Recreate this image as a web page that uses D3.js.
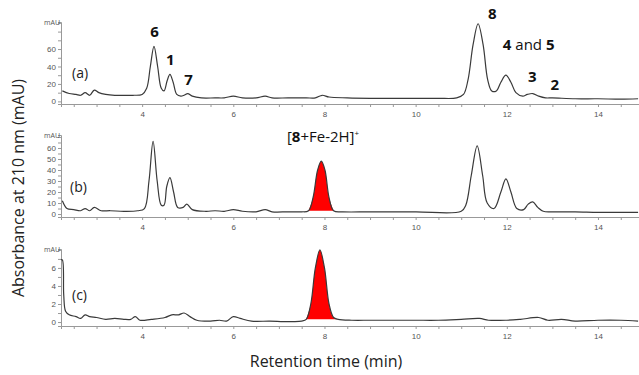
<!DOCTYPE html>
<html>
<head>
<meta charset="utf-8">
<script src="https://cdn.jsdelivr.net/npm/d3@7"></script>
<style>
  body { margin: 0; background: #fff; }
  svg { display: block; font-family: "Open Sans", "DejaVu Sans", sans-serif; }
</style>
</head>
<body>
<svg id="chart" width="639" height="375"></svg>
<script>
// retention time (min) / absorbance (mAU)
const timesA = [2.25,2.4,2.55,2.65,2.75,2.85,2.95,3.05,3.2,3.4,3.6,3.8,4.0,4.1,4.18,4.26,4.34,4.42,4.48,4.55,4.61,4.68,4.76,4.85,4.92,5.0,5.1,5.3,5.6,5.8,6.0,6.2,6.5,6.7,6.85,7.2,7.6,7.8,7.95,8.1,8.5,9.0,9.5,10.0,10.5,10.9,11.05,11.15,11.26,11.37,11.48,11.58,11.67,11.77,11.87,11.98,12.09,12.2,12.35,12.45,12.57,12.7,12.85,13.0,13.5,14.0,14.5,14.88];
const valuesA = [12,9,8,7,10,7,13,10,8,7,7,7,8,15,40,63,40,15,12,24,31,22,8,6,7,9,6,4,4,4,6,4,4,6,4,4,4,4,7,5,4,3.5,3.5,3.5,3.5,4,8,25,65,89,65,25,12,12,22,30,22,10,6,8,9,6,4,4,3,3,2.5,3];

const timesB = [2.25,2.35,2.5,2.65,2.75,2.85,2.95,3.1,3.3,3.6,3.9,4.05,4.15,4.24,4.33,4.42,4.48,4.54,4.61,4.69,4.78,4.9,4.98,5.1,5.4,5.6,5.8,6.0,6.2,6.5,6.7,6.85,7.2,7.5,7.65,7.75,7.85,7.93,8.01,8.1,8.2,8.4,9,10,11,11.1,11.22,11.35,11.47,11.57,11.72,11.87,11.98,12.09,12.22,12.37,12.47,12.57,12.68,12.8,13.0,13.5,14.0,14.5,14.88];
const valuesB = [12,5,4,3,5,3,6,3,3,2.5,3,5,30,66,30,8,8,25,33,20,6,6,9,4,2.5,3,2.5,4,2.5,2,4,2,2,2,3,15,40,48,40,15,3,2,2,2,2.5,8,35,62,35,10,5,20,32,20,5,4,9,11,6,2.5,2,2,1.5,1.5,1.5];

const timesC = [2.22,2.25,2.28,2.32,2.4,2.55,2.65,2.75,2.85,3.0,3.2,3.4,3.6,3.75,3.85,3.95,4.2,4.5,4.65,4.8,4.92,5.05,5.2,5.5,5.7,5.85,6.0,6.15,6.4,6.8,7.1,7.3,7.5,7.6,7.7,7.8,7.9,8.0,8.1,8.2,8.3,8.6,9,9.5,10,10.5,11,11.4,11.6,12,12.3,12.7,12.9,13.2,13.5,14,14.5,14.88];
const valuesC = [6.9,6.9,3,1.2,0.8,0.6,0.4,0.8,0.6,0.5,0.3,0.4,0.3,0.3,0.6,0.2,0.3,0.5,0.8,0.8,1.0,0.6,0.2,0.1,0.2,0.1,0.6,0.4,0.1,0.1,0.05,0.05,0.1,0.3,2,6,8,6,2,0.5,0.3,0.2,0.2,0.2,0.2,0.2,0.3,0.4,0.2,0.2,0.3,0.5,0.2,0.3,0.1,0.2,0.2,0.1];

// shaded [8+Fe-2H]+ peak window (min)
const fillWindowB = [7.62, 8.25];
const fillWindowC = [7.55, 8.35];

const xTicks = [4, 6, 8, 10, 12, 14];
const yTicksA = [0, 20, 40, 60];
const yTicksB = [0, 10, 20, 30, 40, 50, 60];
const yTicksC = [0, 2, 4, 6];

const peakLabels = [
  {t: 4.27, v: 74, text: "6"},
  {t: 4.62, v: 42, text: "1"},
  {t: 5.02, v: 19, text: "7"},
  {t: 11.68, v: 94, text: "8"},
  {t: 12.48, v: 59, text: "4 and 5"},
  {t: 12.56, v: 22, text: "3"},
  {t: 13.05, v: 13, text: "2"}
];

const svg = d3.select("#chart");
const x = d3.scaleLinear().domain([2.22, 14.9]).range([61, 639]);

const panels = [
  {times: timesA, values: valuesA, ticks: yTicksA, minor: 10, domain: [-3, 91], range: [104, 22], name: "(a)", ny: 78, nx: 72},
  {times: timesB, values: valuesB, ticks: yTicksB, minor: 5, domain: [-2.7, 71.8], range: [217, 135], name: "(b)", ny: 192, nx: 70, fill: fillWindowB},
  {times: timesC, values: valuesC, ticks: yTicksC, minor: 1, domain: [-0.44, 8.1], range: [326, 249], name: "(c)", ny: 300, nx: 72, fill: fillWindowC}
];

panels.forEach(p => {
  const y = d3.scaleLinear().domain(p.domain).range(p.range);
  const g = svg.append("g");
  const data = p.times.map((t, i) => ({t: t, v: p.values[i]}));

  // x axis
  const xAxis = g.append("g")
    .attr("transform", "translate(0," + p.range[0] + ")")
    .call(d3.axisBottom(x).tickValues(d3.range(2.5, 14.9, 0.5)).tickSize(3).tickFormat(d => xTicks.includes(d) ? d : ""));
  xAxis.select(".domain").attr("stroke", "#999");
  xAxis.selectAll(".tick line").attr("stroke", "#999");
  xAxis.selectAll("text").attr("fill", "#555").attr("font-size", 8).attr("dy", "0.9em");

  // y axis
  const minorTicks = d3.range(0, p.domain[1], p.minor);
  const yAxis = g.append("g")
    .attr("transform", "translate(61,0)")
    .call(d3.axisLeft(y).tickValues(minorTicks).tickSize(3).tickPadding(2).tickFormat(d => p.ticks.includes(d) ? d : ""));
  yAxis.select(".domain").attr("stroke", "#999");
  yAxis.selectAll(".tick line").attr("stroke", "#999");
  yAxis.selectAll("text").attr("fill", "#555").attr("font-size", 8);

  g.append("text")
    .attr("x", 60).attr("y", p.range[1] + 3)
    .attr("text-anchor", "end")
    .attr("font-size", 7).attr("fill", "#555")
    .text("mAU");

  // red shaded peak
  if (p.fill) {
    const inWin = data.filter(d => d.t >= p.fill[0] && d.t <= p.fill[1]);
    const base = d3.scaleLinear()
      .domain([inWin[0].t, inWin[inWin.length - 1].t])
      .range([inWin[0].v, inWin[inWin.length - 1].v]);
    g.append("path")
      .datum(inWin)
      .attr("fill", "#ff0000")
      .attr("d", d3.area()
        .x(d => x(d.t))
        .y0(d => y(base(d.t)))
        .y1(d => y(d.v))
        .curve(d3.curveCatmullRom));
  }

  g.append("path")
    .datum(data)
    .attr("fill", "none")
    .attr("stroke", "#3a3a3a")
    .attr("stroke-width", 1.2)
    .attr("d", d3.line().x(d => x(d.t)).y(d => y(d.v)).curve(d3.curveCatmullRom));

  g.append("text")
    .attr("x", p.nx).attr("y", p.ny)
    .attr("font-size", 14).attr("fill", "#222")
    .text(p.name);

  if (p.name === "(a)") {
    g.selectAll(".peak")
      .data(peakLabels)
      .enter()
      .append("text")
      .attr("x", d => x(d.t))
      .attr("y", d => y(d.v))
      .attr("text-anchor", "middle")
      .attr("font-size", 15)
      .attr("fill", "#111")
      .each(function(d) {
        const el = d3.select(this);
        if (d.text === "4 and 5") {
          el.append("tspan").attr("font-weight", "bold").text("4");
          el.append("tspan").text(" and ");
          el.append("tspan").attr("font-weight", "bold").text("5");
        } else {
          el.attr("font-weight", "bold").text(d.text);
        }
      });
  }
});

// complex label above panel (b)
const cl = svg.append("text")
  .attr("x", 323).attr("y", 142)
  .attr("text-anchor", "middle")
  .attr("font-size", 15).attr("fill", "#111");
cl.append("tspan").text("[");
cl.append("tspan").attr("font-weight", "bold").text("8");
cl.append("tspan").text("+Fe-2H]");
cl.append("tspan").attr("font-size", 8).attr("dy", -6).text("+");

// axis titles
svg.append("text")
  .attr("x", 326).attr("y", 367)
  .attr("text-anchor", "middle")
  .attr("font-size", 16).attr("fill", "#222")
  .text("Retention time (min)");

svg.append("text")
  .attr("transform", "translate(24,188) rotate(-90)")
  .attr("text-anchor", "middle")
  .attr("font-size", 16).attr("fill", "#222")
  .text("Absorbance at 210 nm (mAU)");
</script>
</body>
</html>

|---|

PROBLEM STATEMENT »
Leave out the pictures, then repeat the listing above exactly from its first line to the line with "const fillWindowC = [7.55, 8.35];", inclusive.

EXERCISE OUTPUT »
Recreate this image as a web page that uses D3.js.
<!DOCTYPE html>
<html>
<head>
<meta charset="utf-8">
<script src="https://cdn.jsdelivr.net/npm/d3@7"></script>
<style>
  body { margin: 0; background: #fff; }
  svg { display: block; font-family: "Open Sans", "DejaVu Sans", sans-serif; }
</style>
</head>
<body>
<svg id="chart" width="639" height="375"></svg>
<script>
// retention time (min) / absorbance (mAU)
const timesA = [2.25,2.4,2.55,2.65,2.75,2.85,2.95,3.05,3.2,3.4,3.6,3.8,4.0,4.1,4.18,4.26,4.34,4.42,4.48,4.55,4.61,4.68,4.76,4.85,4.92,5.0,5.1,5.3,5.6,5.8,6.0,6.2,6.5,6.7,6.85,7.2,7.6,7.8,7.95,8.1,8.5,9.0,9.5,10.0,10.5,10.9,11.05,11.15,11.26,11.37,11.48,11.58,11.67,11.77,11.87,11.98,12.09,12.2,12.35,12.45,12.57,12.7,12.85,13.0,13.5,14.0,14.5,14.88];
const valuesA = [12,9,8,7,10,7,13,10,8,7,7,7,8,15,40,63,40,15,12,24,31,22,8,6,7,9,6,4,4,4,6,4,4,6,4,4,4,4,7,5,4,3.5,3.5,3.5,3.5,4,8,25,65,89,65,25,12,12,22,30,22,10,6,8,9,6,4,4,3,3,2.5,3];

const timesB = [2.25,2.35,2.5,2.65,2.75,2.85,2.95,3.1,3.3,3.6,3.9,4.05,4.15,4.24,4.33,4.42,4.48,4.54,4.61,4.69,4.78,4.9,4.98,5.1,5.4,5.6,5.8,6.0,6.2,6.5,6.7,6.85,7.2,7.5,7.65,7.75,7.85,7.93,8.01,8.1,8.2,8.4,9,10,11,11.1,11.22,11.35,11.47,11.57,11.72,11.87,11.98,12.09,12.22,12.37,12.47,12.57,12.68,12.8,13.0,13.5,14.0,14.5,14.88];
const valuesB = [12,5,4,3,5,3,6,3,3,2.5,3,5,30,66,30,8,8,25,33,20,6,6,9,4,2.5,3,2.5,4,2.5,2,4,2,2,2,3,15,40,48,40,15,3,2,2,2,2.5,8,35,62,35,10,5,20,32,20,5,4,9,11,6,2.5,2,2,1.5,1.5,1.5];

const timesC = [2.22,2.25,2.28,2.32,2.4,2.55,2.65,2.75,2.85,3.0,3.2,3.4,3.6,3.75,3.85,3.95,4.2,4.5,4.65,4.8,4.92,5.05,5.2,5.5,5.7,5.85,6.0,6.15,6.4,6.8,7.1,7.3,7.5,7.6,7.7,7.8,7.9,8.0,8.1,8.2,8.3,8.6,9,9.5,10,10.5,11,11.4,11.6,12,12.3,12.7,12.9,13.2,13.5,14,14.5,14.88];
const valuesC = [6.9,6.9,3,1.2,0.8,0.6,0.4,0.8,0.6,0.5,0.3,0.4,0.3,0.3,0.6,0.2,0.3,0.5,0.8,0.8,1.0,0.6,0.2,0.1,0.2,0.1,0.6,0.4,0.1,0.1,0.05,0.05,0.1,0.3,2,6,8,6,2,0.5,0.3,0.2,0.2,0.2,0.2,0.2,0.3,0.4,0.2,0.2,0.3,0.5,0.2,0.3,0.1,0.2,0.2,0.1];

// shaded [8+Fe-2H]+ peak window (min)
const fillWindowB = [7.62, 8.25];
const fillWindowC = [7.55, 8.35];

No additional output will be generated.